The U.S. Food and Drug Administration (FDA) said its inspectors collected samples from inside the East Wind nut butter plant and its laboratory analysis discovered the presence of Salmonella.

East Wind manufactures Almond Butter, Peanut Butter, Organic Peanut Butter, Roasted Peanuts, Cashew Butter, Tahini and Organic Tahini. Tahini is seed butter made from sesame seeds. The commune has been making Nut Butters since the 1980s.

In Warning Letter sent to East Wind on Oct. 5, 2009, FDA said its considers products manufactured at the nut butter plant to be adulterated because they were "prepared, packed or held under insanitary conditions whereby [they] may have become contaminated with filth, or whereby [they] may have been rendered injurious to health."

FDA said samples were positive for Salmonella in seven different locations near both production lines. Serotypes S. Java was found in one sample, and S. Newport in the six others. FDA said five of the six S. Newport strains had identical Pulsed Field Gel Electrophoresis (PFGE) patterns.

"This is significant because these five samples were located in five different locations in both production rooms indicating that S. Newport may have been transported throughout your production areas and established niche areas of colonize," FDA’s Kansas City District Director John W. Thorsky said in the letter to the commune.

One of the six S. Newport serotypes was found near where caps are applied to seal open containers of the ready-to-eat product. "This close proximity increases the potential of contamination of the product with Salmonella," Thorsky added.

The FDA warning urges East Wind to take "prompt and aggressive actions to eliminate the Salmonella contamination addressed in this letter."

"Bacteria may enter and/or be transported through a food plant by a variety of routes that include, but are not limited to: roof leaks; the shoes of employees, contractors, and visitors; the wheels of fork lifts, pallet movers, and moveable equipment; soiled pallets; soiled raw material packaging; on raw ingredients, particularly peanuts, tree nuts, and cocoa beans; and rodent vectors," FDA advises.

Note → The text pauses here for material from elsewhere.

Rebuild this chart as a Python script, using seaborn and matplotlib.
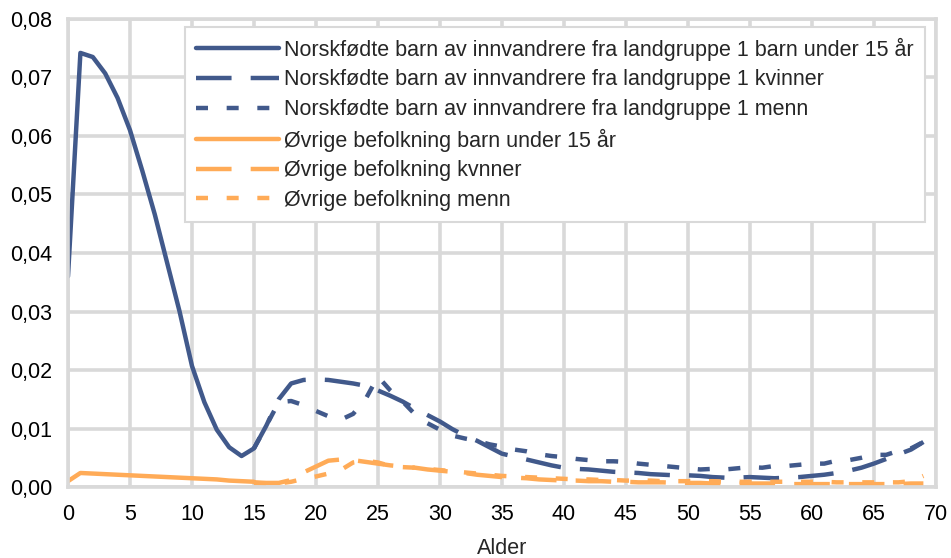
import seaborn as sns
import matplotlib
matplotlib.use("Agg")
import matplotlib.pyplot as plt
from matplotlib.ticker import FuncFormatter, MultipleLocator
import pandas as pd

# ages
alder_barn = list(range(0, 16))
alder_voksen = list(range(15, 70))

# Norskfødte barn av innvandrere fra landgruppe 1
blaa_barn = [0.0360, 0.0742, 0.0735, 0.0707, 0.0665, 0.0610, 0.0540, 0.0466, 0.0383, 0.0300,
             0.0207, 0.0145, 0.0098, 0.0068, 0.0053, 0.0066]
blaa_kvinner = [0.0066, 0.0105, 0.0150, 0.0177, 0.0183, 0.0184, 0.0183, 0.0180, 0.0177, 0.0173,
                0.0165, 0.0156, 0.0146, 0.0134, 0.0123, 0.0112, 0.0099, 0.0088, 0.0079, 0.0068,
                0.0057, 0.0052, 0.0047, 0.0042, 0.0037, 0.0033, 0.0031, 0.0030, 0.0028, 0.0026,
                0.0025, 0.0024, 0.0022, 0.0021, 0.0020, 0.0020, 0.0019, 0.0017, 0.0016, 0.0016,
                0.0017, 0.0016, 0.0015, 0.0016, 0.0017, 0.0019, 0.0021, 0.0024, 0.0028, 0.0033,
                0.0040, 0.0048, 0.0056, 0.0064, 0.0077]
blaa_menn = [0.0066, 0.0105, 0.0145, 0.0147, 0.0140, 0.0130, 0.0121, 0.0115, 0.0125, 0.0150,
             0.0189, 0.0165, 0.0146, 0.0124, 0.0109, 0.0098, 0.0088, 0.0083, 0.0079, 0.0073,
             0.0069, 0.0064, 0.0061, 0.0056, 0.0053, 0.0051, 0.0048, 0.0046, 0.0044, 0.0044,
             0.0043, 0.0040, 0.0038, 0.0036, 0.0034, 0.0032, 0.0030, 0.0031, 0.0030, 0.0032,
             0.0034, 0.0033, 0.0036, 0.0036, 0.0038, 0.0040, 0.0040, 0.0045, 0.0046, 0.0050,
             0.0055, 0.0055, 0.0062, 0.0066, 0.0077]

# Øvrige befolkning
oransje_barn = [0.0010, 0.0024, 0.0023, 0.0022, 0.0021, 0.0020, 0.0019, 0.0018, 0.0017, 0.0016,
                0.0015, 0.0014, 0.0013, 0.0011, 0.0010, 0.0009]
oransje_kvinner = [0.0008, 0.0007, 0.0007, 0.0012, 0.0025, 0.0035, 0.0045, 0.0047, 0.0046, 0.0043,
                   0.0040, 0.0037, 0.0035, 0.0033, 0.0030, 0.0028, 0.0026, 0.0024, 0.0021, 0.0019,
                   0.0017, 0.0016, 0.0015, 0.0013, 0.0012, 0.0011, 0.0011, 0.0010, 0.0010, 0.0009,
                   0.0009, 0.0008, 0.0008, 0.0008, 0.0007, 0.0007, 0.0007, 0.0006, 0.0006, 0.0006,
                   0.0006, 0.0006, 0.0006, 0.0005, 0.0005, 0.0005, 0.0005, 0.0005, 0.0005, 0.0005,
                   0.0005, 0.0005, 0.0005, 0.0006, 0.0006]
oransje_menn = [0.0007, 0.0006, 0.0006, 0.0009, 0.0014, 0.0018, 0.0023, 0.0029, 0.0042, 0.0045,
                0.0042, 0.0036, 0.0034, 0.0033, 0.0031, 0.0029, 0.0027, 0.0025, 0.0023, 0.0021,
                0.0019, 0.0018, 0.0017, 0.0016, 0.0015, 0.0014, 0.0013, 0.0013, 0.0012, 0.0012,
                0.0011, 0.0011, 0.0011, 0.0010, 0.0010, 0.0010, 0.0010, 0.0010, 0.0009, 0.0009,
                0.0009, 0.0009, 0.0009, 0.0009, 0.0009, 0.0009, 0.0009, 0.0008, 0.0008, 0.0008,
                0.0008, 0.0008, 0.0008, 0.0010, 0.0019]

labels = ["Norskfødte barn av innvandrere fra landgruppe 1 barn under 15 år",
          "Norskfødte barn av innvandrere fra landgruppe 1 kvinner",
          "Norskfødte barn av innvandrere fra landgruppe 1 menn",
          "Øvrige befolkning barn under 15 år",
          "Øvrige befolkning kvnner",
          "Øvrige befolkning menn"]

blue = "#41598B"
orange = "#FFAB57"

# long table for seaborn
parts = []
for lab, xs, ys in zip(labels,
                       [alder_barn, alder_voksen, alder_voksen, alder_barn, alder_voksen, alder_voksen],
                       [blaa_barn, blaa_kvinner, blaa_menn, oransje_barn, oransje_kvinner, oransje_menn]):
    parts.append(pd.DataFrame({"Alder": xs, "Andel": ys, "serie": lab}))
df = pd.concat(parts, ignore_index=True)

palette = {labels[0]: blue, labels[1]: blue, labels[2]: blue,
           labels[3]: orange, labels[4]: orange, labels[5]: orange}
dashes = {labels[0]: "", labels[1]: (8, 4.3), labels[2]: (2.7, 4.2),
          labels[3]: "", labels[4]: (8, 4.3), labels[5]: (2.7, 4.2)}

sns.set_style("white")
plt.rcParams["font.family"] = ["Liberation Sans", "DejaVu Sans"]

fig = plt.figure(figsize=(9.51, 5.58), dpi=100)
ax = fig.add_axes([0.0715, 0.1272, 0.9125, 0.8388])

sns.lineplot(data=df, x="Alder", y="Andel", hue="serie", style="serie", hue_order=labels,
             style_order=labels, palette=palette, dashes=dashes, linewidth=3.2, ax=ax,
             estimator=None, sort=False)

ax.set_xlim(0, 70)
ax.set_ylim(0, 0.08)
ax.xaxis.set_major_locator(MultipleLocator(5))
ax.yaxis.set_major_locator(MultipleLocator(0.01))
ax.yaxis.set_major_formatter(FuncFormatter(lambda v, p: f"{v:.2f}".replace(".", ",")))
ax.grid(True, color="#d9d9d9", linewidth=2.6)
ax.set_axisbelow(True)
for s in ax.spines.values():
    s.set_color("#d9d9d9")
    s.set_linewidth(2.6)
ax.tick_params(length=0, labelsize=15.5, colors="black")
ax.tick_params(axis="x", pad=12.5)
ax.tick_params(axis="y", pad=11.5)
ax.set_xlabel("Alder", fontsize=15.5, labelpad=9)
ax.set_ylabel("")

sns.move_legend(ax, "upper right", bbox_to_anchor=(0.987, 0.983), borderaxespad=0,
                title=None, frameon=True, fontsize=15.5, handlelength=3.85, labelspacing=0.4,
                handletextpad=0.25, borderpad=0.5, fancybox=False, framealpha=1,
                edgecolor="#d9d9d9")
leg = ax.get_legend()
leg.get_frame().set_linewidth(1.5)
for h in leg.legend_handles:
    h.set_linewidth(3.2)

fig.savefig("out.png", dpi=100)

"Once established on production area floors, the organism can contaminate food and food-contact surfaces either through human or mechanical means."

East Wind’s Internet sales site makes no mention of the Salmonella problem at its plant, which is located on County Road 547 near Tecumseh, MO. The site does say its products were not involved with the Salmonella outbreak involving products made by Peanut Corporation of America, which resulted in 700 illnesses and nine deaths nationwide in late 2008 and early 2009.

Mother Jones Magazine carried a story on East Wind in 1984 by Kathy Bennett, a commune member.

"We’ve chosen," Bennett wrote, "to base our society on cooperation … as an alternative to the material wastefulness, competitiveness, and isolation of the "outside" world. Thus, we hold our land, labor, and businesses in common.

"All income generated by our activities belongs to the community, and we decide as a group what projects we’ll undertake, what goods we’ll purchase, and how we’ll divide them. Since we share the use of our vehicles and laundry and kitchen facilities, we need fewer of them to provide "enough."

The commune owns about 1,045 acres in the Missouri Ozarks near the Arkansas border.

With the exception of some daily chore assignments, commune members set their own work routines.